The response to the GOD QUESTION of the last post have been most enlightening. Here are two posts from people whom I respect greatly, one slightly favoring my position, the other slightly favoring Penn's position.

From Eugenie Scott, anthropologist and director of the National Center for Science Education, the biggest and best anti-creationist group in the 6,000-year-old universe:

re: you and Penn Jilette's exchange: Indeed, logically there either is a God or there is not a God, but that doesn't mean that the four definitions are not still valid. There may be a God, but that doesn't make religion reasonable if that God is unknowable.

I'd change "agnostic" to read, "If there is a God, God is unknowable". An agnostic can also have no belief in God, but still recognize that, if there *were* a God, he would be unknowable. I think this is Huxley's original view, isn't it?

I don't think that "weak atheist" is necessary, if "agnostic" is expanded. This makes for cleaner, more distinct definitions.

I describe myself as a "nontheist", or "nonbeliever", which usually makes people ask "what do you mean." I can then explain that I do not belive in God or other supernatural forces, but that I am not antireligous, which is what "atheist" connotes -- regardless of its dictionary definition.

Am I merely whimping out taking the agnostic position, or is there philosophical and social justification here?>

Nope, and Yup! I've always felt that my job is promoting evolution, and I can do this best by letting people keep their religious faith. If I were in the business, so to speak, of promoting freethought, I think I would ALSO allow people to keep their religious faith. Let's say you want to train a rat to cross a cage pull a lever, and get a food pellet when a light flashes. You start by reinforcing him when he moves in the right direction, giving him a pellet when he just moves towards the lever. Eventually, you reinforce the whole sequence. You don't begin by electrifying the bottom of a cage, which is what most free thought proponents do with believers..... They forget we are in the business of persuasion, and changing someone's world view is not something that is done in one step. You know the type: they take great pleasure in beating some believer over the head with his stupidity, and then wonder why the brilliant arguments haven't convinced the miscreant to become a freethinker!

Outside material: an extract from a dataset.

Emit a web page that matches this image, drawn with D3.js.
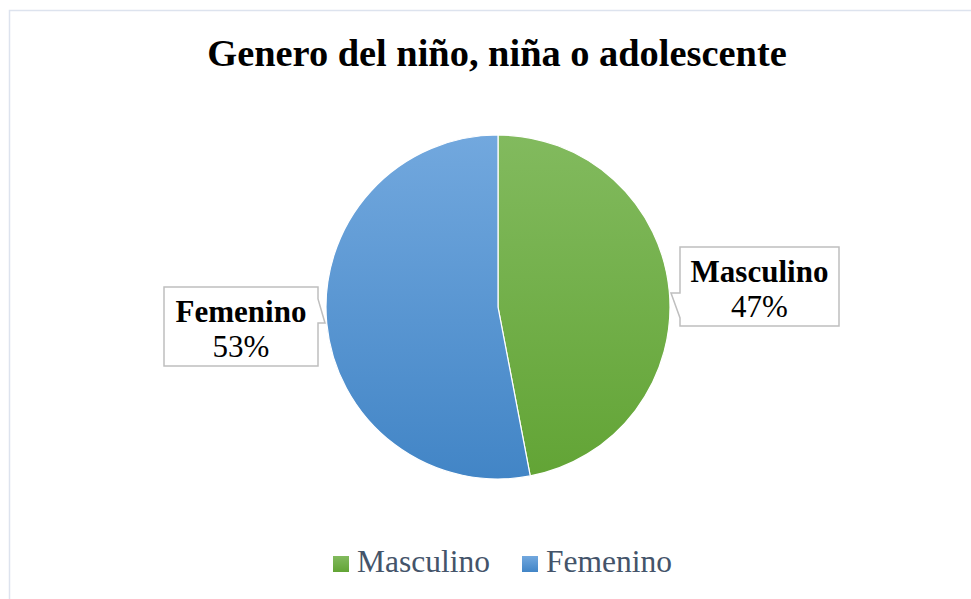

From Brian Siano, regular contributor to Skeptic and other humanist publications, and all around thoughtful fellow on such matters: Am I merely whimping out taking the agnostic position, or is there philosophical and social justification here?

You're wimping, but I do it, too. The problem with the agnostic position is that, by accepting the terms of the question-- whether there is "a God or not"-- we're sort of working under the weight of what the rest of Western Civ believes. We're putting a lot of importance on this particular deity, on monotheism, and perhaps even Judeo- Christian beliefs. In other words: if we saw two people debating whether Zeus or Apollo exist, or debating the existence of a little elf named Fred who lives at the center of the earth and pushes the trees to the surface, we'd regard it as silly or meaningless. But we live in a society that's soaked with monotheism-- so we sort of give credence to theism simply by taking the question seriously.

We can provide a logical rationale for agnosticism (we don't have an adequate definition of God, we can't rule Him out completely, whatever). But, because we "don't" provide similar rationales for Zeus, or Apollo, or Fred, we're still laboring under the demands of our culture.

So, given that these equally unverifiable beliefs are not taken seriously by our culture, there's no reason why Penn (or any other atheist) isn't justified in saying, "Hey, this God business is just as silly as Fred," and dismiss the idea entirely. I don't know if Penn's made this argument-- forward this to him if you'd like-- but he could easily say, "Hey, Mike, if someone were to say they believe in Fred the Elf, would you tell them that Fred's unverifiable, or perhaps Fred's sufficiently subtle, or incomprehensible? Or would you dismiss it as horse puckey?"

In short: yes, one can make a good philosophical position for agnosticism, but it requires adoptinmg a kind of baseline acceptance that the notion of God is reasonable. But if you "don't" have that baseline acceptance, then yeah, agnosticism is kind of wimping out.

And to be honest, I'm gravitating more towards atheism myself. It's mainly for the reason I've described above: even when I'm being Mr. Reasonable, and explaining that I'm not religious because God's unverifiable, I have this irritating feeling of trying to be "nice" to people.

And when our national newsweeklies do cover stories on trash like angels, and when "Mother Jones" does this silly cover story on gaseous spirituality, and when TV-processed "cynics" like Bill Maher blather about how people need faith and the like, I suddenly feel like being an uncompromising atheist-- just because I'm sick of the kiddie sentiment, and feel someone oughta be the Spectre at the Banquet.

Either that, or I just make up my own religions, just to be "really" perverse.

Thanks for your interest!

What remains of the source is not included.